*MATERIAL*.
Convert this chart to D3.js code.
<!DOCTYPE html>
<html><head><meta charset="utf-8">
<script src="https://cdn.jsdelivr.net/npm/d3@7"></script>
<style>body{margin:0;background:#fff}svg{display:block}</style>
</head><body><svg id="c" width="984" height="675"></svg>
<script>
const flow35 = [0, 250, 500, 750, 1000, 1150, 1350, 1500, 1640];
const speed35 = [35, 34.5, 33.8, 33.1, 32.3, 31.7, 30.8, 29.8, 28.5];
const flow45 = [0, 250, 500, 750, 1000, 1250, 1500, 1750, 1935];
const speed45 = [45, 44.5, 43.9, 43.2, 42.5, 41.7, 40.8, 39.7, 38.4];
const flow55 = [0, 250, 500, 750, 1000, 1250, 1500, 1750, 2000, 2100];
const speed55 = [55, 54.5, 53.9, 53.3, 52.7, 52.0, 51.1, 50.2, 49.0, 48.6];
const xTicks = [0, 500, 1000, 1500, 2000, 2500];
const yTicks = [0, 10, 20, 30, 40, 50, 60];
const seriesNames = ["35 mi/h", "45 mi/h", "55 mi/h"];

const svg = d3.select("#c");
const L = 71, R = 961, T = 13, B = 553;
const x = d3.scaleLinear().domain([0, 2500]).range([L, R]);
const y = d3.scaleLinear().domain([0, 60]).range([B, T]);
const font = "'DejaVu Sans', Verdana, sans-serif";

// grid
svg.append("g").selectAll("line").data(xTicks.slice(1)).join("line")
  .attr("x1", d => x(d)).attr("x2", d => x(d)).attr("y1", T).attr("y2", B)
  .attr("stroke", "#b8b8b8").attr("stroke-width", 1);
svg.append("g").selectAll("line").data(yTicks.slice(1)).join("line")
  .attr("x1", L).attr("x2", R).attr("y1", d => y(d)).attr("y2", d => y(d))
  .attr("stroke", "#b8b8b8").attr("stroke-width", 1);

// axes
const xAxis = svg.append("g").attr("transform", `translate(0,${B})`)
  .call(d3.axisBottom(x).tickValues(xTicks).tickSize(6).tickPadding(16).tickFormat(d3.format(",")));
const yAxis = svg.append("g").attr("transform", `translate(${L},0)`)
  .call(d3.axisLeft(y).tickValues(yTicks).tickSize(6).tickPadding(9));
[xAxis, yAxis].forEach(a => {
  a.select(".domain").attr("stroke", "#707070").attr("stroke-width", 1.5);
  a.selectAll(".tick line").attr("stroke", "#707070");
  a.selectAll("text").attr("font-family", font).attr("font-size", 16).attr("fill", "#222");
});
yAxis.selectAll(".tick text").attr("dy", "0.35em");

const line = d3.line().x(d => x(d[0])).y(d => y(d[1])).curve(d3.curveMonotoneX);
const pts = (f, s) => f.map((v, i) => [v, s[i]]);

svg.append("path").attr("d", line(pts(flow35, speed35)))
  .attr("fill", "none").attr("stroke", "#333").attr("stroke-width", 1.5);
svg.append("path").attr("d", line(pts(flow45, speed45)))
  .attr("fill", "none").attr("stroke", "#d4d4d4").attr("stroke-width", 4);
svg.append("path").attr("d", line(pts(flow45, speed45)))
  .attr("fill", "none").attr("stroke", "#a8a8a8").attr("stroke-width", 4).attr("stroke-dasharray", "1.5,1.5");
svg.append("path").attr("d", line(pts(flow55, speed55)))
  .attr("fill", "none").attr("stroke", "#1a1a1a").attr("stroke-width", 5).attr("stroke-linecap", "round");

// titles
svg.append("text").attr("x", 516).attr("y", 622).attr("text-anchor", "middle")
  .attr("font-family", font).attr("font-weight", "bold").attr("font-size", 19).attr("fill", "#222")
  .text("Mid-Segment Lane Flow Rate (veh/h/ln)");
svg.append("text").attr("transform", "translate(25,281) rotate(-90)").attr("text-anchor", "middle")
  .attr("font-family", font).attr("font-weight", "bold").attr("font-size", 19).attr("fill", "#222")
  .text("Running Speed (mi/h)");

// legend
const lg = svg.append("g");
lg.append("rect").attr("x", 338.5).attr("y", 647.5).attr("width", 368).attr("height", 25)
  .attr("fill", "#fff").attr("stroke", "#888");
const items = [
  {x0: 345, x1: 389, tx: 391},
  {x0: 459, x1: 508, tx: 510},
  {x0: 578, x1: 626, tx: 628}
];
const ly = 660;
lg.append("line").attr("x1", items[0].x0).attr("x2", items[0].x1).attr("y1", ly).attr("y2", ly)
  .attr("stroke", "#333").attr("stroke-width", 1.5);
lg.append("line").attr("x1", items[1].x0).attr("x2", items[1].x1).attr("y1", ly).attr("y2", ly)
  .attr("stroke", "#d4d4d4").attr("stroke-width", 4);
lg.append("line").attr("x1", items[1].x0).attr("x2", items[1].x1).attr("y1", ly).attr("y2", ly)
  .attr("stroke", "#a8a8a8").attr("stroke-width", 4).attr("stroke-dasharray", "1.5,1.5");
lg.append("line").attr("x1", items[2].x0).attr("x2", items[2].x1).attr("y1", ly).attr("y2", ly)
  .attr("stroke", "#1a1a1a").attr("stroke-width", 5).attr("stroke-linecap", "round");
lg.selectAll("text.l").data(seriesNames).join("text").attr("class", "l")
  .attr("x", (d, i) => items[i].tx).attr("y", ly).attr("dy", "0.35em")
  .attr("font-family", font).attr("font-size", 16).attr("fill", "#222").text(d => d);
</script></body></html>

*WRITTEN EXERCISE*. Each line above must be reproduced exactly as it stands.

*ANSWER TO THE EXERCISE*.
Convert this chart to D3.js code.
<!DOCTYPE html>
<html><head><meta charset="utf-8">
<script src="https://cdn.jsdelivr.net/npm/d3@7"></script>
<style>body{margin:0;background:#fff}svg{display:block}</style>
</head><body><svg id="c" width="984" height="675"></svg>
<script>
const flow35 = [0, 250, 500, 750, 1000, 1150, 1350, 1500, 1640];
const speed35 = [35, 34.5, 33.8, 33.1, 32.3, 31.7, 30.8, 29.8, 28.5];
const flow45 = [0, 250, 500, 750, 1000, 1250, 1500, 1750, 1935];
const speed45 = [45, 44.5, 43.9, 43.2, 42.5, 41.7, 40.8, 39.7, 38.4];
const flow55 = [0, 250, 500, 750, 1000, 1250, 1500, 1750, 2000, 2100];
const speed55 = [55, 54.5, 53.9, 53.3, 52.7, 52.0, 51.1, 50.2, 49.0, 48.6];
const xTicks = [0, 500, 1000, 1500, 2000, 2500];
const yTicks = [0, 10, 20, 30, 40, 50, 60];
const seriesNames = ["35 mi/h", "45 mi/h", "55 mi/h"];

const svg = d3.select("#c");
const L = 71, R = 961, T = 13, B = 553;
const x = d3.scaleLinear().domain([0, 2500]).range([L, R]);
const y = d3.scaleLinear().domain([0, 60]).range([B, T]);
const font = "'DejaVu Sans', Verdana, sans-serif";

// grid
svg.append("g").selectAll("line").data(xTicks.slice(1)).join("line")
  .attr("x1", d => x(d)).attr("x2", d => x(d)).attr("y1", T).attr("y2", B)
  .attr("stroke", "#b8b8b8").attr("stroke-width", 1);
svg.append("g").selectAll("line").data(yTicks.slice(1)).join("line")
  .attr("x1", L).attr("x2", R).attr("y1", d => y(d)).attr("y2", d => y(d))
  .attr("stroke", "#b8b8b8").attr("stroke-width", 1);

// axes
const xAxis = svg.append("g").attr("transform", `translate(0,${B})`)
  .call(d3.axisBottom(x).tickValues(xTicks).tickSize(6).tickPadding(16).tickFormat(d3.format(",")));
const yAxis = svg.append("g").attr("transform", `translate(${L},0)`)
  .call(d3.axisLeft(y).tickValues(yTicks).tickSize(6).tickPadding(9));
[xAxis, yAxis].forEach(a => {
  a.select(".domain").attr("stroke", "#707070").attr("stroke-width", 1.5);
  a.selectAll(".tick line").attr("stroke", "#707070");
  a.selectAll("text").attr("font-family", font).attr("font-size", 16).attr("fill", "#222");
});
yAxis.selectAll(".tick text").attr("dy", "0.35em");

const line = d3.line().x(d => x(d[0])).y(d => y(d[1])).curve(d3.curveMonotoneX);
const pts = (f, s) => f.map((v, i) => [v, s[i]]);

svg.append("path").attr("d", line(pts(flow35, speed35)))
  .attr("fill", "none").attr("stroke", "#333").attr("stroke-width", 1.5);
svg.append("path").attr("d", line(pts(flow45, speed45)))
  .attr("fill", "none").attr("stroke", "#d4d4d4").attr("stroke-width", 4);
svg.append("path").attr("d", line(pts(flow45, speed45)))
  .attr("fill", "none").attr("stroke", "#a8a8a8").attr("stroke-width", 4).attr("stroke-dasharray", "1.5,1.5");
svg.append("path").attr("d", line(pts(flow55, speed55)))
  .attr("fill", "none").attr("stroke", "#1a1a1a").attr("stroke-width", 5).attr("stroke-linecap", "round");

// titles
svg.append("text").attr("x", 516).attr("y", 622).attr("text-anchor", "middle")
  .attr("font-family", font).attr("font-weight", "bold").attr("font-size", 19).attr("fill", "#222")
  .text("Mid-Segment Lane Flow Rate (veh/h/ln)");
svg.append("text").attr("transform", "translate(25,281) rotate(-90)").attr("text-anchor", "middle")
  .attr("font-family", font).attr("font-weight", "bold").attr("font-size", 19).attr("fill", "#222")
  .text("Running Speed (mi/h)");

// legend
const lg = svg.append("g");
lg.append("rect").attr("x", 338.5).attr("y", 647.5).attr("width", 368).attr("height", 25)
  .attr("fill", "#fff").attr("stroke", "#888");
const items = [
  {x0: 345, x1: 389, tx: 391},
  {x0: 459, x1: 508, tx: 510},
  {x0: 578, x1: 626, tx: 628}
];
const ly = 660;
lg.append("line").attr("x1", items[0].x0).attr("x2", items[0].x1).attr("y1", ly).attr("y2", ly)
  .attr("stroke", "#333").attr("stroke-width", 1.5);
lg.append("line").attr("x1", items[1].x0).attr("x2", items[1].x1).attr("y1", ly).attr("y2", ly)
  .attr("stroke", "#d4d4d4").attr("stroke-width", 4);
lg.append("line").attr("x1", items[1].x0).attr("x2", items[1].x1).attr("y1", ly).attr("y2", ly)
  .attr("stroke", "#a8a8a8").attr("stroke-width", 4).attr("stroke-dasharray", "1.5,1.5");
lg.append("line").attr("x1", items[2].x0).attr("x2", items[2].x1).attr("y1", ly).attr("y2", ly)
  .attr("stroke", "#1a1a1a").attr("stroke-width", 5).attr("stroke-linecap", "round");
lg.selectAll("text.l").data(seriesNames).join("text").attr("class", "l")
  .attr("x", (d, i) => items[i].tx).attr("y", ly).attr("dy", "0.35em")
  .attr("font-family", font).attr("font-size", 16).attr("fill", "#222").text(d => d);
</script></body></html>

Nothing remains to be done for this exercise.